I hate going through that. It makes you feel like the dumbest dope in the world.


----------



## jaayhou (Jun 20, 2007)

50 hours? That must have been a monster paper.


----------



## FairleighCalm (May 20, 2007)

Okay, let's call it what it is...THER IS NO WAY YOUR PAPER IS DESERVING OF AN F. The teacher either didn't get it or some stupid technicality got in his way of grading properly. NO WAY!!!


----------



## IllusionOfHappiness (Sep 6, 2007)

Yeah I agree with Fairleigh, 50 hours of work for an F? I don't see how that's possible.


----------



## SAgirl (Nov 15, 2003)

I worked my butt off, but it was late.

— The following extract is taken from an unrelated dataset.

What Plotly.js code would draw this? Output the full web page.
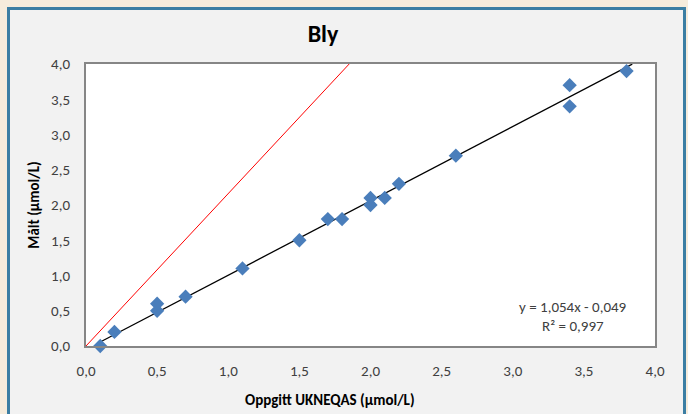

I got it stamped on Saturday, but just because I got it stamped on Saturday at 2:30am they don't mark it as handed in until the Monday. I was unaware until yesterday of this policy. I said that I had struggled with it, but my school doesn't seem to take that into account at all. I don't understand if someone's struggling that you can make it even worse for them, by failing them. It's very hard for me to understand this. 

I'm not lying about how many hours I worked on it. Trust me I worked hard. I'm meeting with her. My mark won't get adjusted at all, but hopefully I can get a better mark on the next one. They had writing seminars in September, but they aren't holding anymore right now. 

My SA and loneliness is really affecting my studies.


----------



## FairleighCalm (May 20, 2007)

I wish you luck in the meeting. My profs were always so understanding and forgiving. I don't understand why they are being so hard on you, grrrrrrrrrrrrrrr!


----------